Everyone living in rural Minnesota can insert the names of numerous individuals they know into the story described above. It's no secret that much of the struggles today in our parts of the state -- and throughout rural America in general -- are directly tied to the fact that too many young people are moving away from our small towns and rural areas for "bigger and better opportunities" in the Twin Cities.

If you talk to young people who have moved away, most of them will tell you that they'd love to come back home to raise their own families where they grew up. Unfortunately, they say, the professional jobs back home are few and far between and they pay nowhere near what the jobs pay in the Twin Cities.

It pains me to admit that what our former neighbors are saying about well-paying job opportunities in rural and small-town Minnesota is true. All, however, is not lost.  

While they are still outnumbered by stories of our college graduates moving to the Twin Cities, more and more stories of young professionals from rural Minnesota moving back home are popping up.

Today, people can work from anywhere if they have access to high-speed Internet service. A woman I know works for a Twin Cities insurance company from her home between St. James and Sleepy Eye. A colleague of my friend works for a Twin Cities public relations agency remotely from his home in Perham, traveling to his office in Bloomington for meetings just once every other week.

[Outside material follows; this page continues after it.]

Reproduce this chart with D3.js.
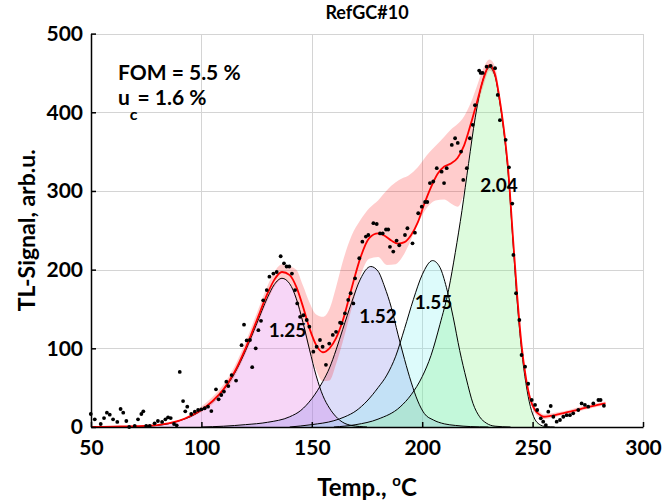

High-speed Internet service and telecommuting-friendly Twin Cities employers offer rural Minnesota professionals the best of both worlds: They can have jobs with Twin Cities employers making Twin Cities salaries while living and raising their families in rural Minnesota.

Of course, telecommuting is not an option without high-speed Internet, and too much of rural Minnesota is without this service, or it's too slow or too expensive.

The Minnesota Ultra High-Speed Broadband Task Force -- a 23-member panel of representatives from government, various communities, businesses and telecommunications companies -- recently issued a report calling for everyone in our state to have access to high-speed Internet service, with download speeds of 10-25 megabits per second, by 2015.

This is an ambitious goal, and how we are going to realize it is not yet clear. What's crystal clear, however, is that we must do everything we can to make doing business in rural Minnesota more viable for more people and more companies, and high-speed Internet service can help make this happen.